When the Goodmans heard about the firings, they decided they’d had enough of Jim Mackin. The day after Simpson’s dismissal, Rod and Jan Goodman resigned from The Outrider.”Jim believed he alone could make the paper run. He let go of some very talented people who didn’t deserve to be let go. So I decided I couldn’t work with him anymore,” explains Rod Goodman. In the space of one month, Jim had fired half of his talented staff and the other half had quit.

Jim Mackin did more than drive Goodman away from The Outrider. He actually drove him away from the concept of newspapers designed to serve Toronto’s homeless. Asked if he would consider editing a homeless paper staffed by his choice of volunteers, Goodman’s response was an emphatic no: “Not the way things are going on that street. People would see another paper and say, ‘Oh no,’ and not buy it. Even if the others were to shut down, people are going to feel less accepting of homeless papers in Toronto.”

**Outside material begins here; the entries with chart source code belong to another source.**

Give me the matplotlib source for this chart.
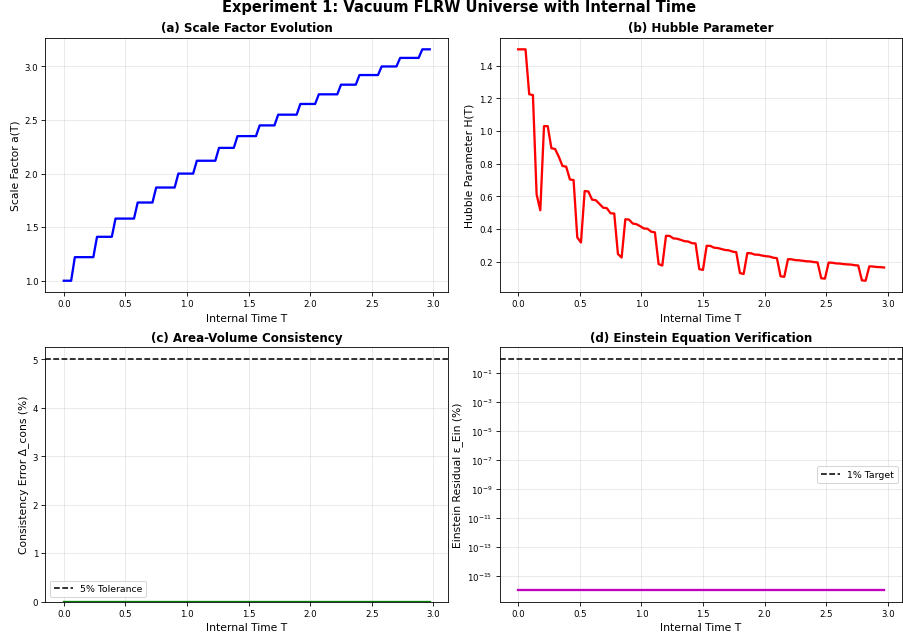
import numpy as np
import matplotlib
matplotlib.use("Agg")
import matplotlib.pyplot as plt

# internal time samples (dt = 0.03)
T = np.round(np.arange(100) * 0.03, 2)

# scale factor: step levels and number of samples spent on each level
a_levels = [1.0, 1.22, 1.41, 1.58, 1.73, 1.87, 2.0, 2.12, 2.24, 2.35,
            2.45, 2.55, 2.65, 2.74, 2.83, 2.92, 3.0, 3.08, 3.16]
a_counts = [3, 6, 5, 6, 5, 6, 5, 6, 5, 6, 5, 6, 5, 6, 5, 6, 5, 6, 3]
a_T = np.repeat(a_levels, a_counts)

# Hubble parameter read per sample
H_T = [1.500, 1.500, 1.500, 1.225, 1.220, 0.612, 0.515, 1.030, 1.030, 0.895,
       0.890, 0.843, 0.786, 0.782, 0.704, 0.700, 0.349, 0.318, 0.633, 0.630,
       0.580, 0.577, 0.554, 0.531, 0.528, 0.497, 0.495, 0.247, 0.226, 0.460,
       0.458, 0.434, 0.430, 0.418, 0.404, 0.402, 0.384, 0.380, 0.186, 0.177,
       0.359, 0.358, 0.343, 0.341, 0.334, 0.326, 0.324, 0.314, 0.312, 0.155,
       0.150, 0.298, 0.297, 0.286, 0.284, 0.278, 0.272, 0.270, 0.262, 0.259,
       0.131, 0.125, 0.253, 0.252, 0.244, 0.243, 0.238, 0.234, 0.232, 0.225,
       0.222, 0.111, 0.108, 0.216, 0.215, 0.210, 0.209, 0.206, 0.203, 0.202,
       0.198, 0.196, 0.099, 0.097, 0.195, 0.194, 0.190, 0.189, 0.186, 0.184,
       0.183, 0.179, 0.177, 0.086, 0.084, 0.172, 0.171, 0.168, 0.167, 0.165]

delta_cons = [0.0] * 100
eps_ein = [1.1e-16] * 100

tolerance = 5.0
target = 1.0

lab_fs = 10.3
title_fs = 11.4
plt.rcParams["xtick.labelsize"] = 8.3
plt.rcParams["ytick.labelsize"] = 8.3

fig, axes = plt.subplots(2, 2, figsize=(12.05, 8.53), dpi=75)
fig.subplots_adjust(left=0.0503, right=0.9985, bottom=0.0583, top=0.9398,
                    wspace=0.1287, hspace=0.2156)
fig.suptitle("Experiment 1: Vacuum FLRW Universe with Internal Time",
             fontsize=14, fontweight="bold", x=0.508, y=0.9875, va="center")

ax = axes[0, 0]
ax.plot(T, a_T, "b-", linewidth=2.2)
ax.set_xlabel("Internal Time T", fontsize=lab_fs)
ax.set_ylabel("Scale Factor a(T)", fontsize=lab_fs)
ax.set_title("(a) Scale Factor Evolution", fontsize=title_fs, fontweight="bold")
ax.grid(True, alpha=0.3)

ax = axes[0, 1]
ax.plot(T, H_T, "r-", linewidth=2.2)
ax.set_xlabel("Internal Time T", fontsize=lab_fs)
ax.set_ylabel("Hubble Parameter H(T)", fontsize=lab_fs)
ax.set_title("(b) Hubble Parameter", fontsize=title_fs, fontweight="bold")
ax.grid(True, alpha=0.3)

ax = axes[1, 0]
ax.plot(T, delta_cons, "g-", linewidth=2.2)
ax.axhline(y=tolerance, color="k", linestyle="--", label="5% Tolerance")
ax.set_xlabel("Internal Time T", fontsize=lab_fs)
ax.set_ylabel("Consistency Error Δ_cons (%)", fontsize=lab_fs)
ax.set_title("(c) Area-Volume Consistency", fontsize=title_fs, fontweight="bold")
ax.set_ylim(bottom=0)
ax.legend(fontsize=9)
ax.grid(True, alpha=0.3)

ax = axes[1, 1]
ax.semilogy(T, eps_ein, "m-", linewidth=2.2)
ax.axhline(y=target, color="k", linestyle="--", label="1% Target")
ax.set_xlabel("Internal Time T", fontsize=lab_fs)
ax.set_ylabel("Einstein Residual ε_Ein (%)", fontsize=lab_fs)
ax.set_title("(d) Einstein Equation Verification", fontsize=title_fs, fontweight="bold")
ax.legend(fontsize=9)
ax.grid(True, alpha=0.3)

plt.savefig("out.png", dpi=75)
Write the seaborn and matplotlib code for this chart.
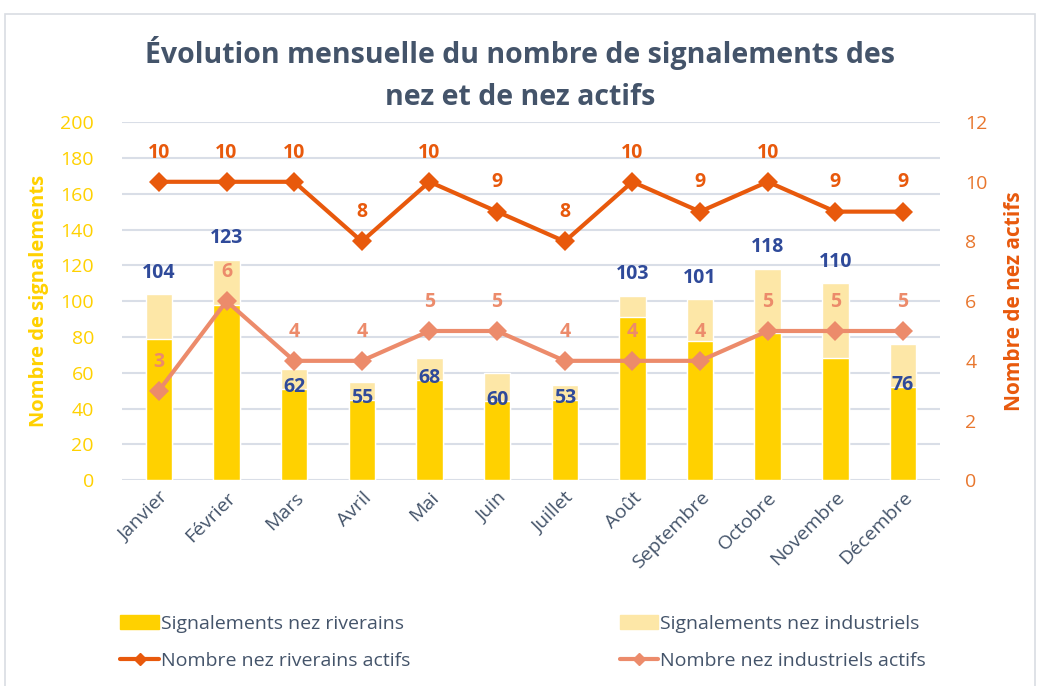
import numpy as np
import pandas as pd
import seaborn as sns
import matplotlib
matplotlib.use("Agg")
import matplotlib.pyplot as plt
from matplotlib.lines import Line2D
from matplotlib.patches import Patch, Rectangle

months = ["Janvier", "Février", "Mars", "Avril", "Mai", "Juin", "Juillet",
          "Août", "Septembre", "Octobre", "Novembre", "Décembre"]
sig_riverains = [79, 98, 51, 45, 56, 44, 45, 91, 78, 82, 68, 52]
sig_totals = [104, 123, 62, 55, 68, 60, 53, 103, 101, 118, 110, 76]
nez_riverains_actifs = [10, 10, 10, 8, 10, 9, 8, 10, 9, 10, 9, 9]
nez_industriels_actifs = [3, 6, 4, 4, 5, 5, 4, 4, 4, 5, 5, 5]
left_ticks = [0, 20, 40, 60, 80, 100, 120, 140, 160, 180, 200]
right_ticks = [0, 2, 4, 6, 8, 10, 12]

C_RIV = "#FFD100"
C_IND = "#FDE7A7"
C_LRIV = "#E8590C"
C_LIND = "#EC8B6B"
C_TOT = "#2F4A9A"
C_TXT = "#44546A"
C_GRID = "#D9DEE7"
C_YL = "#FFD100"
C_YR = "#E8762D"

sns.set_theme(style="white")
plt.rcParams['font.family'] = ['Open Sans', 'DejaVu Sans']

df = pd.DataFrame({"mois": months, "riv": sig_riverains, "tot": sig_totals,
                   "lriv": nez_riverains_actifs, "lind": nez_industriels_actifs})
df["pos"] = np.arange(len(df))

fig = plt.figure(figsize=(10.4, 6.86), dpi=100)
ax = fig.add_axes([0.117, 0.300, 0.787, 0.522])
ax.set_axisbelow(True)
sns.barplot(data=df, x="mois", y="tot", color=C_IND, width=0.39, saturation=1,
            ax=ax, zorder=2)
sns.barplot(data=df, x="mois", y="riv", color=C_RIV, width=0.39, saturation=1,
            ax=ax, zorder=2)
ax.set_ylim(0, 200)
ax.set_yticks(left_ticks)
ax.set_xlim(-0.55, len(months) - 0.45)
ax.yaxis.grid(True, color=C_GRID, lw=1.5)
for s in ax.spines.values():
    s.set_visible(False)
ax.set_xlabel("")
ax.set_ylabel("Nombre de signalements", color=C_YL, fontsize=14.5, fontweight="bold", labelpad=8)
ax.tick_params(axis="y", colors=C_YL, labelsize=14, length=0, pad=20)
ax.tick_params(axis="x", colors=C_TXT, labelsize=14, length=0, pad=6)
for lab in ax.get_xticklabels():
    lab.set_rotation(45)
    lab.set_ha("right")
    lab.set_rotation_mode("anchor")

ax2 = ax.twinx()
sns.lineplot(data=df, x="pos", y="lriv", color=C_LRIV, lw=3, marker="D",
             markersize=10, markeredgewidth=0, ax=ax2, zorder=4)
sns.lineplot(data=df, x="pos", y="lind", color=C_LIND, lw=3, marker="D",
             markersize=10, markeredgewidth=0, ax=ax2, zorder=4)
ax2.set_ylim(0, 12)
ax2.set_yticks(right_ticks)
ax2.set_xlim(ax.get_xlim())
for s in ax2.spines.values():
    s.set_visible(False)
ax2.set_xlabel("")
ax2.set_ylabel("Nombre de nez actifs", color=C_LRIV, fontsize=15, fontweight="bold", labelpad=12)
ax2.tick_params(axis="y", colors=C_YR, labelsize=14, length=0, pad=18)

for i, row in df.iterrows():
    ax2.annotate(str(row["lriv"]), (row["pos"], row["lriv"]), xytext=(0, 21),
                 textcoords="offset points", ha="center", va="center",
                 color=C_LRIV, fontsize=14, fontweight="bold", zorder=6)
    ax2.annotate(str(row["lind"]), (row["pos"], row["lind"]), xytext=(0, 21),
                 textcoords="offset points", ha="center", va="center",
                 color=C_LIND, fontsize=14, fontweight="bold", zorder=6)
    ty = row["tot"] + 12 if row["tot"] >= 100 else row["riv"] + 1
    ax.text(row["pos"], ty, str(row["tot"]), ha="center", va="center",
            color=C_TOT, fontsize=14, fontweight="bold", zorder=6)

fig.suptitle("Évolution mensuelle du nombre de signalements des\nnez et de nez actifs",
             x=0.5, y=0.948, fontsize=20.5, fontweight="bold", color=C_TXT, linespacing=1.6)

handles = [Patch(color=C_RIV), Line2D([0], [0], color=C_LRIV, lw=3, marker="D", markersize=6),
           Patch(color=C_IND), Line2D([0], [0], color=C_LIND, lw=3, marker="D", markersize=6)]
labels = ["Signalements nez riverains", "Nombre nez riverains actifs",
          "Signalements nez industriels", "Nombre nez industriels actifs"]
fig.legend(handles, labels, ncol=2, loc="lower left",
           bbox_to_anchor=(0.108, 0.012, 0.79, 0.1), mode="expand", frameon=False,
           fontsize=14, labelcolor=C_TXT, handlelength=2.0, handletextpad=0.1,
           labelspacing=1.0, borderaxespad=0)

fig.patches.append(Rectangle((0.005, -0.01), 0.99, 0.99, transform=fig.transFigure,
                             fill=False, edgecolor="#D9DDE3", lw=1.2))

fig.savefig("out.png", dpi=100)
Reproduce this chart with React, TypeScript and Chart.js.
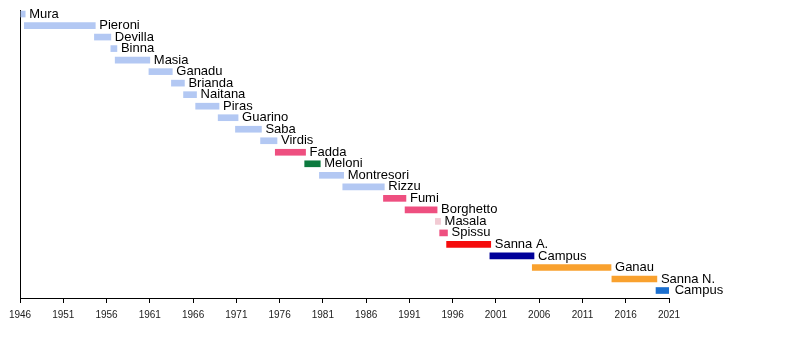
import React, { useEffect, useRef } from "react";
import { Chart, registerables } from "chart.js";

Chart.register(...registerables);

const names = [
  "Mura", "Pieroni", "Devilla", "Binna", "Masia", "Ganadu", "Brianda", "Naitana",
  "Piras", "Guarino", "Saba", "Virdis", "Fadda", "Meloni", "Montresori", "Rizzu",
  "Fumi", "Borghetto", "Masala", "Spissu", "Sanna A.", "Campus", "Ganau", "Sanna N.", "Campus",
];
const starts = [
  1946.1, 1946.5, 1954.6, 1956.5, 1957.0, 1960.9, 1963.5, 1964.9,
  1966.3, 1968.9, 1970.9, 1973.8, 1975.5, 1978.9, 1980.6, 1983.3,
  1988.0, 1990.5, 1994.0, 1994.5, 1995.3, 2000.3, 2005.2, 2014.4, 2019.5,
];
const ends = [
  1946.6, 1954.7, 1956.5, 1957.2, 1961.0, 1963.6, 1965.0, 1966.4,
  1969.0, 1971.2, 1973.9, 1975.7, 1979.0, 1980.7, 1983.4, 1988.1,
  1990.6, 1994.2, 1994.6, 1995.4, 2000.4, 2005.4, 2014.3, 2019.6, 2021.2,
];
const parties = [
  "DC", "DC", "DC", "DC", "DC", "DC", "DC", "DC",
  "DC", "DC", "DC", "DC", "PSI", "PCI", "DC", "DC",
  "PSI", "PSI", "PSDI", "PSI", "DS", "FI", "PD", "PD", "CDX",
];
const partyColors: Record<string, string> = {
  DC: "#b3c8f3",
  PSI: "#ee4f80",
  PCI: "#0c7a3e",
  PSDI: "#f2cad3",
  DS: "#f50c0c",
  FI: "#000099",
  PD: "#f9a12e",
  CDX: "#1b6fcf",
};
const tickYears = [1946, 1951, 1956, 1961, 1966, 1971, 1976, 1981, 1986, 1991, 1996, 2001, 2006, 2011, 2016, 2021];

export default function App() {
  const ref = useRef<HTMLCanvasElement>(null);
  useEffect(() => {
    document.body.style.margin = "0";
    const labelPlugin = {
      id: "barLabels",
      afterDatasetsDraw(chart: any) {
        const ctx = chart.ctx;
        const meta = chart.getDatasetMeta(0);
        ctx.save();
        ctx.font = "13px 'Liberation Sans', Arial, sans-serif";
        ctx.fillStyle = "#000";
        ctx.textBaseline = "middle";
        ctx.textAlign = "left";
        meta.data.forEach((bar: any, i: number) => {
          const xEnd = chart.scales.x.getPixelForValue(ends[i]);
          ctx.fillText(names[i], xEnd + 4, bar.y);
        });
        ctx.restore();
      },
    };
    const chart = new Chart(ref.current!, {
      type: "bar",
      data: {
        datasets: [
          {
            data: starts.map((s, i) => ({ y: i, x: [s, ends[i]] })) as any,
            backgroundColor: parties.map((p) => partyColors[p]),
            barThickness: 6,
            borderSkipped: false,
          },
        ],
      },
      options: {
        indexAxis: "y",
        animation: false,
        responsive: true,
        maintainAspectRatio: false,
        layout: { padding: { left: 20, right: 131, top: 10, bottom: 21 } },
        plugins: { legend: { display: false }, tooltip: { enabled: false } },
        scales: {
          x: {
            type: "linear",
            min: 1946,
            max: 2021,
            afterBuildTicks: (axis: any) => {
              axis.ticks = tickYears.map((v) => ({ value: v }));
            },
            grid: { drawOnChartArea: false, drawTicks: true, tickLength: 5, color: "#000" },
            border: { display: true, color: "#000", width: 1 },
            ticks: {
              callback: (v: any) => String(v),
              color: "#222",
              font: { size: 10, family: "'Liberation Sans', Arial, sans-serif" },
              maxRotation: 0,
              autoSkip: false,
              padding: 6,
            },
          },
          y: {
            type: "linear",
            reverse: true,
            offset: false,
            min: -0.35,
            max: 24.65,
            grid: { display: false, offset: false },
            border: { display: true, color: "#000", width: 1 },
            ticks: { display: false },
            afterFit: (axis: any) => {
              axis.width = 0;
            },
          },
        },
      },
      plugins: [labelPlugin],
    });
    return () => chart.destroy();
  }, []);
  return (
    <div style={{ width: 800, height: 348, position: "relative" }}>
      <canvas ref={ref} />
    </div>
  );
}
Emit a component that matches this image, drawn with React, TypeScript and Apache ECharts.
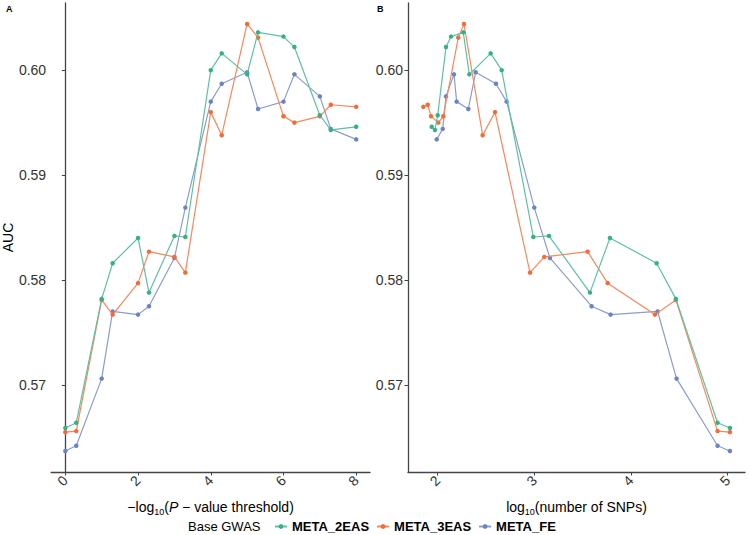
import React, { useEffect, useRef } from "react";
import * as echarts from "echarts";

// -log10(P-value threshold) for panel A
const xA = [0, 0.301, 1, 1.301, 2, 2.301, 3, 3.301, 4, 4.301, 5, 5.301, 6, 6.301, 7, 7.301, 8];

// AUC values per base GWAS
const auc2EAS = [0.5659, 0.5664, 0.5782, 0.5816, 0.584, 0.5788, 0.5842, 0.5841, 0.6, 0.6016, 0.5996, 0.6036, 0.6032, 0.6022, 0.5957, 0.5943, 0.5946];
const auc3EAS = [0.5655, 0.5656, 0.5781, 0.5767, 0.5797, 0.5827, 0.5822, 0.5807, 0.596, 0.5938, 0.6044, 0.6031, 0.5956, 0.595, 0.5956, 0.5967, 0.5965];
const aucFE = [0.5637, 0.5642, 0.5706, 0.577, 0.5767, 0.5775, 0.5821, 0.5869, 0.597, 0.5987, 0.5998, 0.5963, 0.597, 0.5996, 0.5975, 0.5944, 0.5934];

// log10(number of SNPs) for panel B
const snp2EAS = [5.023, 4.895, 4.464, 4.265, 3.782, 3.575, 3.151, 2.989, 2.662, 2.548, 2.327, 2.265, 2.138, 2.086, 2.0, 1.972, 1.938];
const snp3EAS = [5.023, 4.895, 4.464, 4.247, 3.758, 3.551, 3.103, 2.955, 2.593, 2.465, 2.272, 2.213, 2.058, 2.006, 1.931, 1.897, 1.851];
const snpFE = [5.023, 4.895, 4.471, 4.275, 3.789, 3.592, 3.161, 2.999, 2.713, 2.603, 2.393, 2.317, 2.196, 2.169, 2.086, 2.052, 1.99];

const seriesNames = ["META_2EAS", "META_3EAS", "META_FE"];
const yTicks = [0.57, 0.58, 0.59, 0.6];
const xTicksA = [0, 2, 4, 6, 8];
const xTicksB = [2, 3, 4, 5];

const FONT = "Liberation Sans, Arial, Helvetica, sans-serif";
const lineColors = ["#5cc39f", "#fb8659", "#8b9dcd"];
const pointColors = ["#38b087", "#f66a37", "#6c84c6"];
const AXIS = "#444";
const TXT = "#333";

export default function App() {
  const ref = useRef<HTMLDivElement>(null);
  useEffect(() => {
    if (!ref.current) return;
    const chart = echarts.init(ref.current, null, { renderer: "svg" });
    const aucs = [auc2EAS, auc3EAS, aucFE];
    const snps = [snp2EAS, snp3EAS, snpFE];

    const yAxisBase = (gridIndex: number, withName: boolean) => ({
      type: "value",
      gridIndex,
      min: 0.5617,
      max: 0.6064,
      splitLine: { show: false },
      axisLine: { show: true, lineStyle: { color: AXIS, width: 1.3 } },
      axisTick: { show: true, length: 3.5, lineStyle: { color: AXIS }, customValues: yTicks },
      axisLabel: {
        color: TXT,
        fontSize: 14,
        fontFamily: FONT,
        margin: 5,
        customValues: yTicks,
        formatter: (v: number) => v.toFixed(2),
      },
      name: withName ? "AUC" : "",
      nameLocation: "middle",
      nameGap: 36,
      nameTextStyle: { color: "#000", fontSize: 14, fontFamily: FONT },
    });

    const xAxisBase = (gridIndex: number, min: number, max: number, ticks: number[], name: string) => ({
      type: "value",
      gridIndex,
      min,
      max,
      splitLine: { show: false },
      axisLine: { show: true, lineStyle: { color: AXIS, width: 1.3 } },
      axisTick: { show: true, length: 3.5, lineStyle: { color: AXIS }, customValues: ticks },
      axisLabel: {
        color: TXT,
        fontSize: 14,
        fontFamily: FONT,
        rotate: 45,
        margin: 6,
        customValues: ticks,
      },
      name,
      nameLocation: "middle",
      nameGap: 26,
      nameTextStyle: {
        color: "#000",
        fontFamily: FONT,
        rich: {
          a: { fontSize: 14, lineHeight: 18, fontFamily: FONT, color: "#000" },
          i: { fontSize: 14, lineHeight: 18, fontFamily: FONT, fontStyle: "italic", color: "#000" },
          s: { fontSize: 9, lineHeight: 9, verticalAlign: "bottom", fontFamily: FONT, color: "#000" },
        },
      },
    });

    const series: any[] = [];
    seriesNames.forEach((name, k) => {
      const common = {
        name,
        type: "line",
        symbol: "circle",
        symbolSize: 4.5,
        lineStyle: { width: 1.2, color: lineColors[k] },
        itemStyle: { color: pointColors[k] },
        z: 3 - k,
      };
      series.push({
        ...common,
        xAxisIndex: 0,
        yAxisIndex: 0,
        data: xA.map((x, i) => [x, aucs[k][i]]),
      });
      series.push({
        ...common,
        xAxisIndex: 1,
        yAxisIndex: 1,
        data: snps[k].map((x, i) => [x, aucs[k][i]]),
      });
    });

    chart.setOption({
      animation: false,
      grid: [
        { left: 48, top: 3, width: 322, height: 469 },
        { left: 408, top: 3, width: 337, height: 469 },
      ],
      xAxis: [
        xAxisBase(0, -0.39, 8.38, xTicksA, "{a|−log}{s|10}{a|(}{i|P}{a| − value threshold)}"),
        xAxisBase(1, 1.693, 5.179, xTicksB, "{a|log}{s|10}{a|(number of SNPs)}"),
      ],
      yAxis: [yAxisBase(0, true), yAxisBase(1, false)],
      legend: {
        data: seriesNames,
        left: 269,
        top: 515,
        itemWidth: 12,
        itemHeight: 6,
        itemGap: 7,
        textStyle: { fontSize: 13, fontWeight: "bold", fontFamily: FONT, color: "#000" },
      },
      graphic: [
        {
          type: "text",
          left: 188,
          top: 520,
          style: { text: "Base GWAS", fontSize: 13, fontFamily: FONT, fill: "#000" },
        },
        {
          type: "text",
          left: 6,
          top: 4,
          style: { text: "A", fontSize: 9, fontWeight: "bold", fontFamily: FONT, fill: "#000" },
        },
        {
          type: "text",
          left: 377,
          top: 4,
          style: { text: "B", fontSize: 9, fontWeight: "bold", fontFamily: FONT, fill: "#000" },
        },
      ],
      series,
    });
    return () => chart.dispose();
  }, []);
  return (
    <div
      ref={ref}
      style={{ position: "absolute", left: 0, top: 0, width: 749, height: 535, background: "#fff" }}
    />
  );
}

Goodman is not alone in his pessimism for the future of Toronto’s homeless papers. Commanducci, Boardman and Paddon briefly discussed the viability of starting their own paper, but decided it was unlikely that even the most scrupulous of operations would he able to eclipse the growing shadow of public mistrust. Even The Outrider’s former associate publisher, Jack Mersereau, whose dedication helped Jim Mackin’s idea grow into Toronto’s first homeless paper, says the Mackin competition has, for him, soured the concept: “The idea,” he laments, “has lost its charm.”

While Mersereau’s comment is an understatement, the truth is Jim and David Mackin have taken a once laudable concept and twisted it into an almost laughable sideshow. Almost laughable, except that caught in the middle of this perfectly charmless family feud is a group of paper vendors trying to make a buck.